While a kitchen composting caddy or a home compost system won't help reduce actual food waste, it can help reduce the amount going to landfill, and hence the amount of methane gas produced.
CHOICE kitchen expert, Martha Psiroukis, says there's a huge range of composting products available, and the system or equipment that's right for you depends on things such as how big your household is and how much you're composting, and whether you have a garden compost or use a council-run compost system.
"Generally speaking, compost products range from compact indoor Bokashi bins that ferment your food waste (which you then bury or transfer to another compost system), to indoor kitchen food cyclers (such as the Breville Food Cycler), aboveground worm farms, compost tumblers and compost bins of any size, underground composters with worms, and outdoor solar food waste digesters." (Note: our kitchen experts reviewed the Breville Food Cycler earlier this year and were not impressed).
There are options for every sized household, "from a small 20L Bokashi bin bucket up to a large outdoor compost tumbler or compost bin in excess of 400L capacity, costing anywhere from about $60 up to $800."
Bokashi bins and food cyclers will have ongoing costs, such as Bokashi enzymes (approximately $12 every 2–3 months) or filters for the food cycler.

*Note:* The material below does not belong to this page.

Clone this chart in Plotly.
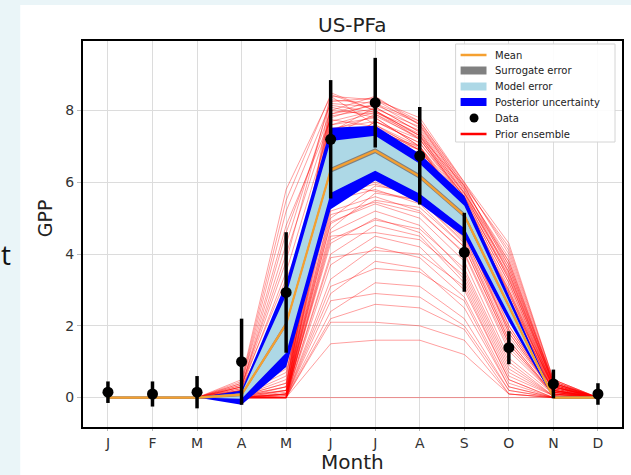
import plotly.graph_objects as go

months = ["J", "F", "M", "A", "M", "J", "J", "A", "S", "O", "N", "D"]
xi = list(range(12))

data_y = [0.15, 0.1, 0.15, 1.0, 2.93, 7.2, 8.22, 6.74, 4.05, 1.39, 0.38, 0.1]
data_err = [0.3, 0.35, 0.45, 1.2, 1.68, 1.65, 1.25, 1.36, 1.1, 0.46, 0.4, 0.3]

mean = [0, 0, 0, 0.08, 2.05, 6.34, 6.88, 6.16, 5.08, 2.55, 0.0, 0.0]
surr_hi = [0.04, 0.04, 0.04, 0.12, 2.12, 6.41, 6.95, 6.23, 5.15, 2.61, 0.04, 0.04]
surr_lo = [-0.04, -0.04, -0.04, 0.04, 1.98, 6.27, 6.81, 6.09, 5.01, 2.49, -0.04, -0.04]
model_hi = [0, 0, 0, 0.12, 2.85, 7.15, 7.3, 6.52, 5.35, 2.68, 0.01, 0]
model_lo = [0, 0, 0, -0.03, 1.25, 5.7, 6.32, 5.68, 4.72, 2.32, 0.0, 0]
post_hi = [0, 0, 0, 0.2, 3.2, 7.52, 7.58, 6.8, 5.62, 2.85, 0.02, 0]
post_lo = [0, 0, 0, -0.2, 0.85, 5.25, 6.05, 5.4, 4.48, 2.12, -0.02, 0]

prior_ensemble = [
    [0, 0, 0, 0.5, 5.8, 8.4, 8.3, 7.6, 5.9, 4.2, 0.5, 0],
    [0, 0, 0, 0.4, 5.2, 8.2, 8.1, 7.4, 5.7, 3.8, 0.45, 0],
    [0, 0, 0, 0.3, 4.6, 8.0, 7.9, 7.2, 5.6, 3.3, 0.4, 0],
    [0, 0, 0, 0.35, 4.0, 7.8, 8.2, 7.5, 5.8, 3.5, 0.35, 0],
    [0, 0, 0, 0.25, 3.5, 7.6, 7.8, 7.0, 5.4, 2.9, 0.3, 0],
    [0, 0, 0, 0.2, 3.0, 7.3, 7.9, 7.3, 5.5, 3.0, 0.3, 0],
    [0, 0, 0, 0.3, 2.6, 7.0, 7.6, 7.0, 5.3, 2.6, 0.25, 0],
    [0, 0, 0, 0.15, 2.2, 6.8, 7.7, 7.1, 5.6, 2.8, 0.3, 0],
    [0, 0, 0, 0.2, 1.8, 6.5, 7.4, 6.8, 5.2, 2.4, 0.2, 0],
    [0, 0, 0, 0.1, 1.5, 6.2, 7.2, 6.6, 5.0, 2.2, 0.2, 0],
    [0, 0, 0, 0.15, 1.2, 5.9, 7.0, 6.5, 4.9, 2.0, 0.15, 0],
    [0, 0, 0, 0.1, 1.0, 5.5, 6.9, 6.3, 4.7, 1.8, 0.15, 0],
    [0, 0, 0, 0.05, 0.5, 8.3, 8.2, 7.7, 6.0, 4.3, 0.5, 0],
    [0, 0, 0, 0.05, 0.3, 8.0, 8.4, 7.6, 5.8, 3.9, 0.4, 0],
    [0, 0, 0, 0.0, 0.2, 7.7, 8.0, 7.3, 5.9, 3.6, 0.35, 0],
    [0, 0, 0, 0.05, 0.4, 7.5, 7.7, 7.1, 5.5, 3.2, 0.3, 0],
    [0, 0, 0, 0.0, 0.1, 7.2, 7.5, 6.9, 5.4, 3.1, 0.3, 0],
    [0, 0, 0, 0.0, 0.0, 7.0, 7.3, 6.8, 5.3, 2.7, 0.25, 0],
    [0, 0, 0, 0.05, 0.3, 6.7, 7.1, 6.6, 5.1, 2.5, 0.2, 0],
    [0, 0, 0, 0.0, 0.1, 6.4, 6.6, 6.2, 4.9, 2.3, 0.2, 0],
    [0, 0, 0, 0.0, 0.0, 6.1, 6.3, 5.8, 4.6, 1.9, 0.15, 0],
    [0, 0, 0, 0.05, 0.2, 5.8, 6.0, 5.6, 4.4, 1.7, 0.15, 0],
    [0, 0, 0, 0.0, 0.0, 5.5, 5.8, 5.4, 4.2, 1.5, 0.1, 0],
    [0, 0, 0, 0.0, 0.1, 5.2, 5.6, 5.2, 4.0, 1.3, 0.1, 0],
    [0, 0, 0, 0.0, 0.0, 4.9, 5.4, 5.0, 3.8, 1.1, 0.1, 0],
    [0, 0, 0, 0.0, 0.0, 4.6, 5.2, 4.8, 3.5, 0.9, 0.05, 0],
    [0, 0, 0, 0.0, 0.05, 4.3, 5.0, 4.6, 3.3, 0.7, 0.05, 0],
    [0, 0, 0, 0.0, 0.0, 4.0, 4.8, 4.5, 3.2, 0.6, 0.05, 0],
    [0, 0, 0, 0.0, 0.0, 3.7, 4.5, 4.2, 3.0, 0.5, 0.0, 0],
    [0, 0, 0, 0.0, 0.0, 3.3, 4.2, 3.9, 2.8, 0.4, 0.0, 0],
    [0, 0, 0, 0.0, 0.0, 2.9, 3.8, 3.6, 2.5, 0.3, 0.0, 0],
    [0, 0, 0, 0.0, 0.0, 2.4, 3.2, 3.1, 2.2, 0.2, 0.0, 0],
    [0, 0, 0, 0.0, 0.0, 2.1, 2.1, 2.0, 1.6, 0.1, 0.0, 0],
    [0, 0, 0, 0.0, 0.0, 1.5, 1.6, 1.6, 1.2, 0.1, 0.0, 0],
    [0, 0, 0, 0.0, 0.0, 0.02, 0.02, 0.02, 0.02, 0.02, 0.0, 0],
    [0, 0, 0, 0.1, 1.0, 8.5, 8.0, 7.2, 5.5, 3.4, 0.4, 0],
    [0, 0, 0, 0.2, 2.0, 8.1, 7.8, 7.0, 5.2, 3.0, 0.35, 0],
    [0, 0, 0, 0.1, 0.8, 7.9, 8.3, 7.8, 6.0, 4.0, 0.45, 0],
    [0, 0, 0, 0.3, 3.8, 8.4, 7.6, 6.9, 5.0, 2.6, 0.3, 0],
    [0, 0, 0, 0.0, 0.3, 7.4, 8.1, 7.4, 5.7, 3.7, 0.4, 0],
    [0, 0, 0, 0.05, 0.6, 6.9, 7.7, 7.2, 5.6, 3.3, 0.35, 0],
    [0, 0, 0, 0.0, 0.2, 6.6, 7.4, 7.0, 5.5, 3.2, 0.3, 0],
    [0, 0, 0, 0.0, 0.1, 6.3, 7.0, 6.7, 5.3, 2.9, 0.25, 0],
    [0, 0, 0, 0.1, 0.7, 6.0, 6.7, 6.4, 5.1, 2.7, 0.2, 0],
    [0, 0, 0, 0.0, 0.0, 5.7, 6.5, 6.1, 4.8, 2.2, 0.2, 0],
    [0, 0, 0, 0.0, 0.0, 5.3, 6.2, 5.9, 4.6, 2.0, 0.15, 0],
    [0, 0, 0, 0.0, 0.1, 5.0, 5.9, 5.7, 4.5, 1.8, 0.15, 0],
    [0, 0, 0, 0.0, 0.0, 4.7, 5.7, 5.5, 4.3, 1.6, 0.1, 0],
    [0, 0, 0, 0.05, 0.4, 6.2, 6.9, 6.5, 5.0, 2.4, 0.2, 0],
    [0, 0, 0, 0.1, 1.3, 7.1, 7.5, 6.9, 5.4, 2.8, 0.3, 0],
    [0, 0, 0, 0.45, 5.5, 8.45, 8.0, 7.3, 5.6, 3.6, 0.45, 0],
    [0, 0, 0, 0.3, 4.3, 8.25, 8.35, 7.7, 5.95, 4.1, 0.5, 0],
    [0, 0, 0, 0.05, 0.2, 8.15, 7.95, 7.35, 5.65, 3.5, 0.4, 0],
    [0, 0, 0, 0.0, 0.0, 7.85, 8.05, 7.55, 5.85, 3.8, 0.4, 0],
    [0, 0, 0, 0.1, 0.9, 7.6, 7.95, 7.45, 5.75, 3.45, 0.35, 0],
    [0, 0, 0, 0.0, 0.05, 7.45, 7.85, 7.25, 5.7, 3.35, 0.3, 0],
    [0, 0, 0, 0.2, 2.4, 7.9, 8.15, 7.65, 5.9, 3.7, 0.4, 0],
    [0, 0, 0, 0.0, 0.0, 5.95, 5.75, 5.5, 4.35, 1.6, 0.1, 0],
    [0, 0, 0, 0.0, 0.15, 5.65, 5.95, 5.6, 4.45, 1.9, 0.15, 0],
    [0, 0, 0, 0.0, 0.0, 5.1, 5.45, 5.15, 4.05, 1.4, 0.1, 0],
    [0, 0, 0, 0.0, 0.05, 4.4, 4.95, 4.7, 3.6, 1.0, 0.05, 0],
    [0, 0, 0, 0.0, 0.0, 3.9, 4.1, 4.0, 3.1, 0.5, 0.0, 0],
    [0, 0, 0, 0.0, 0.0, 3.1, 3.6, 3.5, 2.7, 0.3, 0.0, 0],
    [0, 0, 0, 0.0, 0.0, 2.7, 2.9, 2.8, 2.0, 0.2, 0.0, 0],
    [0, 0, 0, 0.0, 0.0, 2.2, 2.6, 2.5, 1.9, 0.1, 0.0, 0],
    [0, 0, 0, 0.15, 1.7, 6.6, 6.95, 6.45, 5.05, 2.5, 0.2, 0],
    [0, 0, 0, 0.25, 2.9, 7.15, 7.35, 6.9, 5.35, 2.95, 0.25, 0],
    [0, 0, 0, 0.35, 3.3, 6.4, 6.8, 6.35, 4.95, 2.3, 0.2, 0],
    [0, 0, 0, 0.4, 4.8, 7.75, 7.55, 6.95, 5.25, 2.75, 0.3, 0],
    [0, 0, 0, 0.0, 0.0, 6.25, 6.75, 6.3, 4.95, 2.6, 0.2, 0],
    [0, 0, 0, 0.0, 0.1, 4.85, 5.5, 5.3, 4.2, 1.5, 0.1, 0],
    [0, 0, 0, 0.0, 0.0, 4.5, 4.6, 4.4, 3.4, 0.8, 0.05, 0],
]

legend_labels = ["Mean", "Surrogate error", "Model error",
                 "Posterior uncertainty", "Data", "Prior ensemble"]

FONT = "DejaVu Sans"
fig = go.Figure()

for member in prior_ensemble:
    fig.add_trace(go.Scatter(x=xi, y=member, mode="lines",
                             line=dict(color="rgba(255,0,0,0.42)", width=0.9),
                             showlegend=False, hoverinfo="skip"))

fig.add_trace(go.Scatter(x=xi, y=post_lo, mode="lines", line=dict(width=0, color="blue"),
                         hoverinfo="skip"))
fig.add_trace(go.Scatter(x=xi, y=post_hi, mode="lines", line=dict(width=0, color="blue"),
                         fill="tonexty", fillcolor="#0000ff", hoverinfo="skip"))
fig.add_trace(go.Scatter(x=xi, y=model_lo, mode="lines", line=dict(width=0, color="#add8e6"),
                         hoverinfo="skip"))
fig.add_trace(go.Scatter(x=xi, y=model_hi, mode="lines", line=dict(width=0, color="#add8e6"),
                         fill="tonexty", fillcolor="#add8e6", hoverinfo="skip"))
fig.add_trace(go.Scatter(x=xi, y=surr_lo, mode="lines", line=dict(width=0, color="grey"),
                         hoverinfo="skip"))
fig.add_trace(go.Scatter(x=xi, y=surr_hi, mode="lines", line=dict(width=0, color="grey"),
                         fill="tonexty", fillcolor="#808080", hoverinfo="skip"))
fig.add_trace(go.Scatter(x=xi, y=mean, mode="lines", line=dict(color="#f5a030", width=2.2)))
fig.add_trace(go.Scatter(x=xi, y=data_y, mode="markers",
                         marker=dict(color="black", size=11),
                         error_y=dict(type="data", array=data_err, color="black",
                                      thickness=3.5, width=0)))

L, R, T, B = 83, 7, 41, 48
W, H = 631, 475
pw, ph = W - L - R, H - T - B


def px(x):
    return (x - L) / pw


def py(y):
    return (H - B - y) / ph


# white slide panel
fig.add_shape(type="rect", xref="paper", yref="paper",
              x0=px(20), x1=px(W + 5), y0=py(H + 5), y1=py(5),
              fillcolor="white", line=dict(width=0), layer="below")

# legend box
fig.add_shape(type="rect", xref="paper", yref="paper",
              x0=px(457), x1=px(617), y0=py(142), y1=py(44),
              fillcolor="rgba(255,255,255,0.9)", line=dict(color="#d4d4d4", width=1))
ys = [55, 70.5, 86.5, 102, 118, 134]
sx0, sx1 = 462, 488
fig.add_shape(type="line", xref="paper", yref="paper", x0=px(sx0), x1=px(sx1),
              y0=py(ys[0]), y1=py(ys[0]), line=dict(color="#f5a030", width=2.5))
for yy, col in zip(ys[1:4], ["#808080", "#add8e6", "#0000ff"]):
    fig.add_shape(type="rect", xref="paper", yref="paper", x0=px(sx0), x1=px(sx1),
                  y0=py(yy + 4), y1=py(yy - 4), fillcolor=col, line=dict(width=0))
fig.add_shape(type="circle", xref="paper", yref="paper", x0=px(471), x1=px(480),
              y0=py(ys[4] + 4.5), y1=py(ys[4] - 4.5), fillcolor="black",
              line=dict(width=0))
fig.add_shape(type="line", xref="paper", yref="paper", x0=px(sx0), x1=px(sx1),
              y0=py(ys[5]), y1=py(ys[5]), line=dict(color="red", width=2.5))
for yy, lab in zip(ys, legend_labels):
    fig.add_annotation(text=lab, xref="paper", yref="paper", x=px(495), y=py(yy),
                       showarrow=False, xanchor="left", yanchor="middle",
                       font=dict(family=FONT, size=10, color="#222"))

fig.add_annotation(text="US-PFa", xref="paper", yref="paper", x=px(354), y=py(25),
                   showarrow=False, font=dict(family=FONT, size=20, color="#222"),
                   xanchor="center", yanchor="middle")
fig.add_annotation(text="GPP", xref="paper", yref="paper", x=px(45), y=py(218),
                   showarrow=False, textangle=-90,
                   font=dict(family=FONT, size=19, color="#222"),
                   xanchor="center", yanchor="middle")
fig.add_annotation(text="Month", xref="paper", yref="paper", x=px(354), y=py(462),
                   showarrow=False, font=dict(family=FONT, size=20, color="#222"),
                   xanchor="center", yanchor="middle")
fig.add_annotation(text="t", xref="paper", yref="paper", x=px(0), y=py(254),
                   showarrow=False, font=dict(family="Open Sans", size=28, color="#111"),
                   xanchor="left", yanchor="middle", borderpad=0)

fig.update_layout(
    width=W, height=H,
    margin=dict(l=L, r=R, t=T, b=B),
    paper_bgcolor="#eaf5f8",
    plot_bgcolor="white",
    showlegend=False,
    xaxis=dict(range=[-0.56, 11.54], tickmode="array", tickvals=xi, ticktext=months,
               showgrid=True, gridcolor="#dcdcdc", gridwidth=1, zeroline=False,
               showline=True, linecolor="black", linewidth=2, mirror=True,
               ticks="outside", ticklen=2, tickcolor="#bbb",
               tickfont=dict(family=FONT, size=14, color="#333")),
    yaxis=dict(range=[-0.82, 9.94], tickvals=[0, 2, 4, 6, 8],
               showgrid=True, gridcolor="#dcdcdc", gridwidth=1, zeroline=False,
               showline=True, linecolor="black", linewidth=2, mirror=True,
               ticks="outside", ticklen=4, tickcolor="#bbb",
               tickfont=dict(family=FONT, size=14, color="#333")),
)

fig.write_html("out.html")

Keep a compost caddy on your benchtop for food scraps.
If you have an outdoor compost system, you'll also want to select a caddy that will sit on your benchtop (so you can then transfer the waste to your compost system).
Tips for what to consider when selecting a kitchen compost caddy:
- Choose one that opens easily, and with one hand. This means you're more likely to get that banana peel in the caddy rather than on it.
- Choose a size that matches your compost system's requirements. For example, if your system says max 4L waste per week, choose a 2L caddy, and empty it twice a week (testing shows keeping it for a week leads to mouldy food waste that's not good for your compost).
- An air vent helps keep the content from composting without oxygen (which produces methane gas and gets smelly), and prevents moisture building up.
- A smaller unit means you're less likely to spill the content when transferring the waste. Keeping your compost exterior clean helps keeps pests away.
If you're serious about stopping all of your food waste from going to landfill, it's likely you'll need more than one system.
"I have a family of five and we predominantly eat fresh fruit and vegies, we cook from scratch, and have almost no actual food wastage – just scraps," says Martha.
Our general rubbish bin has gone from overflowing every week, to only being put out for collection every other weekCHOICE kitchen expert Martha Psiroukis
"We have no problem feeding a Bokashi bin, a large compost tumbler, a classic subpod, a small indoor worm farm, and a solar food waste digester with their recommended maximum capacity. Our general rubbish bin has gone from overflowing every week, to only being put out for collection every other week. We're probably not the norm in terms of how much fresh produce we consume, and I think most households would be fine with one or two complementary systems, for example a twin Bokashi bin setup, and a compost tumbler or worm farm."